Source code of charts
····················

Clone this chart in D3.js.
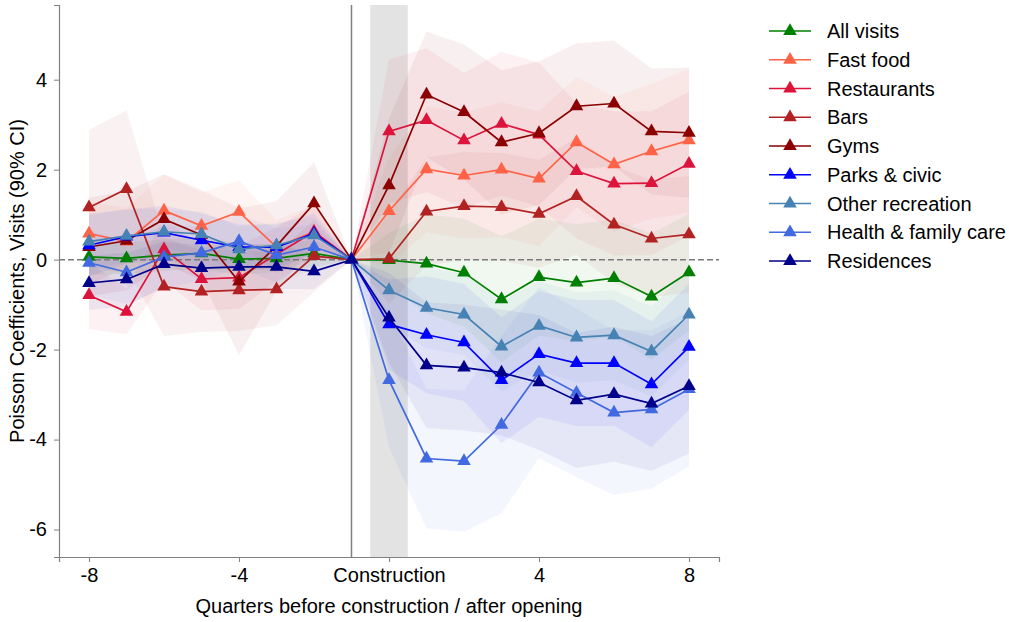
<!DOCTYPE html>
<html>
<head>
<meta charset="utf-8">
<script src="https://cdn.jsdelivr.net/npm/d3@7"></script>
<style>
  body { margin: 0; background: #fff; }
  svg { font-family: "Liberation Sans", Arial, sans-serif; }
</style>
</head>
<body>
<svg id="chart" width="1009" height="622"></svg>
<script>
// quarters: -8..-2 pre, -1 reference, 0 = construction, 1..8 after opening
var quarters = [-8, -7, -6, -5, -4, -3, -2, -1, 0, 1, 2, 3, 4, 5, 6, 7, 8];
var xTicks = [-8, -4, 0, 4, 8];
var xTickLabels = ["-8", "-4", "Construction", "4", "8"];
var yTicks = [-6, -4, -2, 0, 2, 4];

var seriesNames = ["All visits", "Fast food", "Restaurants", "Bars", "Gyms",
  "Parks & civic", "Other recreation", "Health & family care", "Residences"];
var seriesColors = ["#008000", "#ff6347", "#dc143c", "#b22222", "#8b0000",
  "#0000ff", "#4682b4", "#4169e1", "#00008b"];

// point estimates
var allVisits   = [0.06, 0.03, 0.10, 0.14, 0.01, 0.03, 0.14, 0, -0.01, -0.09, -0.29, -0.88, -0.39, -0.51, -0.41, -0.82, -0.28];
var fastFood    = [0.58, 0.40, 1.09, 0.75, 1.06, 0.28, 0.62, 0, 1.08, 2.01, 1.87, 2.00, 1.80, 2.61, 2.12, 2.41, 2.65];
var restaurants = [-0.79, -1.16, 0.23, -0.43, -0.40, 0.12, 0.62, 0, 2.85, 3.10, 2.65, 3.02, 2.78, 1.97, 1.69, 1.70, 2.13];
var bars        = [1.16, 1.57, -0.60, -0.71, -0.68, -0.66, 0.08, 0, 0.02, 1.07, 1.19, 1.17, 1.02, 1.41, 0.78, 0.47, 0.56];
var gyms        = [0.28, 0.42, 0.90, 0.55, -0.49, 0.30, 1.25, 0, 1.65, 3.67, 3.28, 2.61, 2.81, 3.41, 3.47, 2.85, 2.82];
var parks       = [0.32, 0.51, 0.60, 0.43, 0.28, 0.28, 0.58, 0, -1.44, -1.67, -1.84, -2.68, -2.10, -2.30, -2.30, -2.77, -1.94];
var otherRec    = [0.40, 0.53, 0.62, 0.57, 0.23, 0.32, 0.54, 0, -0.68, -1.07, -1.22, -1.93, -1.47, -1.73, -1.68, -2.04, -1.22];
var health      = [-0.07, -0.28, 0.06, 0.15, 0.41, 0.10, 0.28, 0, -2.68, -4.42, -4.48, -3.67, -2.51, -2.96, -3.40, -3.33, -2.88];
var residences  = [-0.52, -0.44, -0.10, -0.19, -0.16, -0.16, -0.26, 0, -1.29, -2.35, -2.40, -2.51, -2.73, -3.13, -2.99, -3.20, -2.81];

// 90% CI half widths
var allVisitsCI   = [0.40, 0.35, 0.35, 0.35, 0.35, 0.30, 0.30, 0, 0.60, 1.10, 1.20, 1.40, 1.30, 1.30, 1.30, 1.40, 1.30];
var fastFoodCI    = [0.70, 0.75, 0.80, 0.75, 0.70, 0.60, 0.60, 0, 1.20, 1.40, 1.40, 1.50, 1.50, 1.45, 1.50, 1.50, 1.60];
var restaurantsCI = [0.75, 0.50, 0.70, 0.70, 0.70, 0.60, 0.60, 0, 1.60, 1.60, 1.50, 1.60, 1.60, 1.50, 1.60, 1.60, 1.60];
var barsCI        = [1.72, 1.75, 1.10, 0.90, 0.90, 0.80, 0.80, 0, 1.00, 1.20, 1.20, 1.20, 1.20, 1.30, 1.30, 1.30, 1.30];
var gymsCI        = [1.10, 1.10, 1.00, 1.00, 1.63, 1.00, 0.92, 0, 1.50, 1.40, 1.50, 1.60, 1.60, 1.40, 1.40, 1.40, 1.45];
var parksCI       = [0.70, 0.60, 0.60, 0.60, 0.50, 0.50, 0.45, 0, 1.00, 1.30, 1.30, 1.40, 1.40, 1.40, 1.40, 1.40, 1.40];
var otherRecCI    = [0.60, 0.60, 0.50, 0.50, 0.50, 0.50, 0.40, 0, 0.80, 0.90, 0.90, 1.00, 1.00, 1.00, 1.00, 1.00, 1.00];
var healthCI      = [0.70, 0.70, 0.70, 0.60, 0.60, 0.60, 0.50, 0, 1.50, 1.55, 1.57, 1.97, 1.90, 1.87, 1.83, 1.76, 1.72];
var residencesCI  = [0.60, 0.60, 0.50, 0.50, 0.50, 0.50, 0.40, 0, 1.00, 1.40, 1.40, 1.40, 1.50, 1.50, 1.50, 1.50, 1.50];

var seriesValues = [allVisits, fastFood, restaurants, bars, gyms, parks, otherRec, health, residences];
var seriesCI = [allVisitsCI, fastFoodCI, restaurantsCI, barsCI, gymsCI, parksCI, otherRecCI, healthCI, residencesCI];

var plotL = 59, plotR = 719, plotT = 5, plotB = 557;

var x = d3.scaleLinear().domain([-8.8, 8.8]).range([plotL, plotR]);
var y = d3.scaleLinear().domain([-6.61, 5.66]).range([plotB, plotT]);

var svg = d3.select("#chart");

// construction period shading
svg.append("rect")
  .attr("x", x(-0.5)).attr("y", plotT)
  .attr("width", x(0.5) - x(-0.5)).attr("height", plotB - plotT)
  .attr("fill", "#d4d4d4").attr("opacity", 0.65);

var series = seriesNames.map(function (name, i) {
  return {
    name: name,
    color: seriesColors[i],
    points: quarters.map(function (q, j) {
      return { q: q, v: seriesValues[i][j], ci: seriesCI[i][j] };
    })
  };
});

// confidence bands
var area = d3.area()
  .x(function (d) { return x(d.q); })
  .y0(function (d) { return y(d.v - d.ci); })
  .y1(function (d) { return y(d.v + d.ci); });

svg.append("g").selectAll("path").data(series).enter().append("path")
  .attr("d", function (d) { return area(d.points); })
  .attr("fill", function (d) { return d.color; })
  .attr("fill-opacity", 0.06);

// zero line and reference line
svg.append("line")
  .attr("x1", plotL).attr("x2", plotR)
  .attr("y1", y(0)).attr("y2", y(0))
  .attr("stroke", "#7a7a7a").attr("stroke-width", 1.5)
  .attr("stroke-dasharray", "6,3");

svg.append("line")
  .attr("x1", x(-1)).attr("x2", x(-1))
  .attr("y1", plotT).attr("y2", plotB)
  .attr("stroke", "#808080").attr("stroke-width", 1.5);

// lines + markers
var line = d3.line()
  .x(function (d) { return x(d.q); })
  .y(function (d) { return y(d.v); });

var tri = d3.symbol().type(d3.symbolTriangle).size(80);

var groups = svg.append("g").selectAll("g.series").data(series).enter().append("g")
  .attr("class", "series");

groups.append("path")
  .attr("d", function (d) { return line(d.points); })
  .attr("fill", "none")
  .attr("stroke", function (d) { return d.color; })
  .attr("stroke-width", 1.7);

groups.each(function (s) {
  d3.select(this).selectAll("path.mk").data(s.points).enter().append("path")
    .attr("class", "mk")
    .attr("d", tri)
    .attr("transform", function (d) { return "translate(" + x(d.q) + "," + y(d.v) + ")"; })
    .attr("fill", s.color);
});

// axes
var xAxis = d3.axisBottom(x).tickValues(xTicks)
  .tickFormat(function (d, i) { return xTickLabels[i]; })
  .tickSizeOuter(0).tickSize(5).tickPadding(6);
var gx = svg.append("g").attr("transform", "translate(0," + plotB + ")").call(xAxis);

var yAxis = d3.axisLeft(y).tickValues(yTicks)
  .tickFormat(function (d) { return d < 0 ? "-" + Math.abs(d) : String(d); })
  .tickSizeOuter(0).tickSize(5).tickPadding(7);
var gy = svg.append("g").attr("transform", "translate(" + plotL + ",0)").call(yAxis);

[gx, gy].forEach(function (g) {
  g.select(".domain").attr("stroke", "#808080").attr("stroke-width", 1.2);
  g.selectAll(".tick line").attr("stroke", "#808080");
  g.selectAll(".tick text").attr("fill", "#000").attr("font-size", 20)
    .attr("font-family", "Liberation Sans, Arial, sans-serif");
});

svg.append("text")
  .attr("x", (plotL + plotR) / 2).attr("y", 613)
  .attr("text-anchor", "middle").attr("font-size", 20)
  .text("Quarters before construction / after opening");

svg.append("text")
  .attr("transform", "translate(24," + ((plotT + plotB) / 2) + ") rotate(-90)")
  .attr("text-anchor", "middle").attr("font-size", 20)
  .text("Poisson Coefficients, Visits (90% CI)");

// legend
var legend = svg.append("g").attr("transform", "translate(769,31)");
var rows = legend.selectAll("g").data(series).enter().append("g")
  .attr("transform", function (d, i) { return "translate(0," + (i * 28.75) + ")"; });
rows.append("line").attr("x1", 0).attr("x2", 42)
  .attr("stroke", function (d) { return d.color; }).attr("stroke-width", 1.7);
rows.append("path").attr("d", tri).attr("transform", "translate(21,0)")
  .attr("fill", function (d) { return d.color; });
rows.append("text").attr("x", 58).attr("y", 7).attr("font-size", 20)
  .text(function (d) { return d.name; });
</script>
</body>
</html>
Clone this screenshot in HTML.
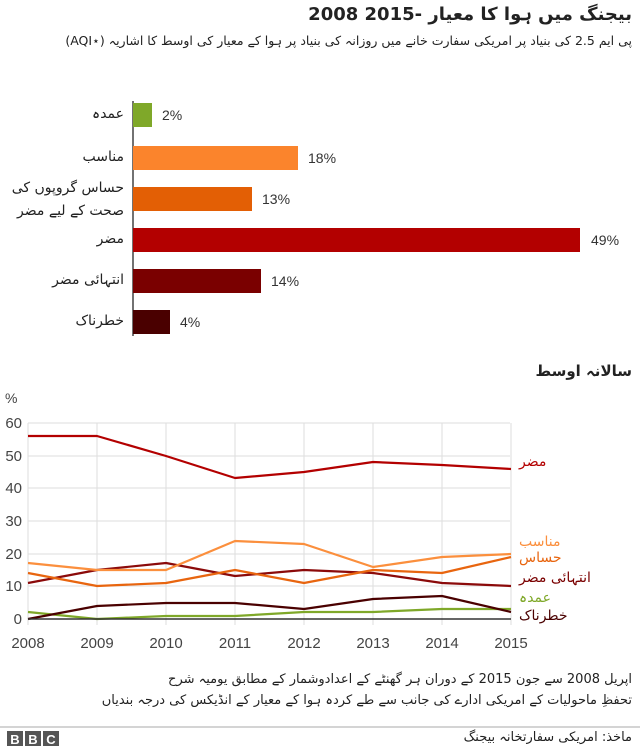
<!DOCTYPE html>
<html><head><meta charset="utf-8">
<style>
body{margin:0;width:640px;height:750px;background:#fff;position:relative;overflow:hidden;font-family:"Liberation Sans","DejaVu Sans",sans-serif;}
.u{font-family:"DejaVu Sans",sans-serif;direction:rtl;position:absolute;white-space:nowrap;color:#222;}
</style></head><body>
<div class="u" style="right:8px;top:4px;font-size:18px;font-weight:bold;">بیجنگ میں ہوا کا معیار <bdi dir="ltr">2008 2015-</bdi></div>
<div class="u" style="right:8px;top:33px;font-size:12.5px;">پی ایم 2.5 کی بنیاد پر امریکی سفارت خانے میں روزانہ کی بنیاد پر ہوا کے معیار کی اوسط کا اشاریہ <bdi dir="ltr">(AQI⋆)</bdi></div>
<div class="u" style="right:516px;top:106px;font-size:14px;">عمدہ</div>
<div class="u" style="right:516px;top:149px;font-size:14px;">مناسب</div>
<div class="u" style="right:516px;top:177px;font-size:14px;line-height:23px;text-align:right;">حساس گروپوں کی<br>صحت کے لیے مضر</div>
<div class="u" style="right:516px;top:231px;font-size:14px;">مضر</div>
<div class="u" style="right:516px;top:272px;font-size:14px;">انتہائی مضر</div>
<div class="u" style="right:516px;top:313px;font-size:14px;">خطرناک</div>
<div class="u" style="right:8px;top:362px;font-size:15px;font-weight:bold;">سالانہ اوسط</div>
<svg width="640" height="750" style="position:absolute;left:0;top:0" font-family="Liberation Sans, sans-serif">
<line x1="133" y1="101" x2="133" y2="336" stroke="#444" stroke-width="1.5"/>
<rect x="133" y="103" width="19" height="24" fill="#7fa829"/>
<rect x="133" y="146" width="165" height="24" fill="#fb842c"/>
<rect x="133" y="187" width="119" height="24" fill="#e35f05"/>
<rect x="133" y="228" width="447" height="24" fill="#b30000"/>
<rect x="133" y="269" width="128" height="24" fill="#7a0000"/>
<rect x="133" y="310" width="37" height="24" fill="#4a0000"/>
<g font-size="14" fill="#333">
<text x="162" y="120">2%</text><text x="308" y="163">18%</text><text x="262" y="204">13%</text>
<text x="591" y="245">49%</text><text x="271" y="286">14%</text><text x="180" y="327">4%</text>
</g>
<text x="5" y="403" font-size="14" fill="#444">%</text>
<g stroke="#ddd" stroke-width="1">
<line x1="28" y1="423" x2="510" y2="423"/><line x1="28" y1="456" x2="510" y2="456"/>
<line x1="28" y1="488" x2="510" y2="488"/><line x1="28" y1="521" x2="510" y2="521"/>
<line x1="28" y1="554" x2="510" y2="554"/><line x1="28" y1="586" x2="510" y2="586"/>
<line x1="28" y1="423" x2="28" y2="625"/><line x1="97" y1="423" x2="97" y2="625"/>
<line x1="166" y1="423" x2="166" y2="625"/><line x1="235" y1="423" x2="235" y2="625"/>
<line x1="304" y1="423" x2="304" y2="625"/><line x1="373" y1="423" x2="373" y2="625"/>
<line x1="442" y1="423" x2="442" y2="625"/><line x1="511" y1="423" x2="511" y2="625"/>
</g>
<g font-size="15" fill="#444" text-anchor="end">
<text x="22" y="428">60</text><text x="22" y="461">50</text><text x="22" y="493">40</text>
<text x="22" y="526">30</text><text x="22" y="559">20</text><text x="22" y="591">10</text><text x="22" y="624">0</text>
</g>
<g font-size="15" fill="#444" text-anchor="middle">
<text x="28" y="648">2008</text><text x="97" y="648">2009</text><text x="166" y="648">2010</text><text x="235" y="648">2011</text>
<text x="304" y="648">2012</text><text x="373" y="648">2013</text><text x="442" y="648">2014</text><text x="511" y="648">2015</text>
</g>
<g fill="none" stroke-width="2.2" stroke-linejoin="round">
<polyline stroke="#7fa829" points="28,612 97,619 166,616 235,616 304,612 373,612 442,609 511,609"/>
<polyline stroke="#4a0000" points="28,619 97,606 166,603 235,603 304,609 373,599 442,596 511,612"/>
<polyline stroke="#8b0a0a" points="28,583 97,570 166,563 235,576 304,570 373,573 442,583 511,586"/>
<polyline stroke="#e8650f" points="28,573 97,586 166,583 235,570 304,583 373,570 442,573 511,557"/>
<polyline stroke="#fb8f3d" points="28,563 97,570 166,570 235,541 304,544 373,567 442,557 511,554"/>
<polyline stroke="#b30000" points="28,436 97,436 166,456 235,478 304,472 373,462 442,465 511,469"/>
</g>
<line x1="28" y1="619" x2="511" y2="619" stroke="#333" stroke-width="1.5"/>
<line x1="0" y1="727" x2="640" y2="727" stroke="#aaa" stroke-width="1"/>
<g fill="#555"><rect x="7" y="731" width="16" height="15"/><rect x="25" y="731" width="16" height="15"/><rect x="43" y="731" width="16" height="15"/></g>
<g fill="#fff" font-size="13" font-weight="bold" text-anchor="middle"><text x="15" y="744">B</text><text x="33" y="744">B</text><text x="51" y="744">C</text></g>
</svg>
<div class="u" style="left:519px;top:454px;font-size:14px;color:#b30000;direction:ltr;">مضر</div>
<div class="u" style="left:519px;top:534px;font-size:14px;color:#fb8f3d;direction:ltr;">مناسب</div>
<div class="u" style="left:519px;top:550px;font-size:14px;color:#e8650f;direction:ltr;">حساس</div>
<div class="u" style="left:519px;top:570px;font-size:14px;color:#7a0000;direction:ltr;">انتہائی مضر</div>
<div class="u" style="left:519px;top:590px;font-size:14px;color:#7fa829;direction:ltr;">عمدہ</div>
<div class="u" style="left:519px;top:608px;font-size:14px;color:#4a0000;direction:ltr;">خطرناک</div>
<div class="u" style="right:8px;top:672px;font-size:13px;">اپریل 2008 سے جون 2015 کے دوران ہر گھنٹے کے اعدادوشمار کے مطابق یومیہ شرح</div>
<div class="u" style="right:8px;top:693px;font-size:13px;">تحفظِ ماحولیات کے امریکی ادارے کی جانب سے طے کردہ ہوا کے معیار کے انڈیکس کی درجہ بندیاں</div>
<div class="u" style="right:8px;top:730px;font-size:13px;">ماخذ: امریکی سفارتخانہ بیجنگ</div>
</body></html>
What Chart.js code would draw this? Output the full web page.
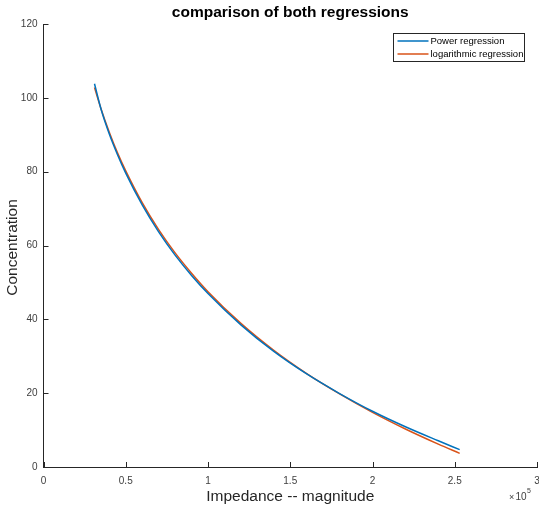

····················

# Directive
Go through the material above and count the lines that contain "Clone"; give that number alone.

# Result below
2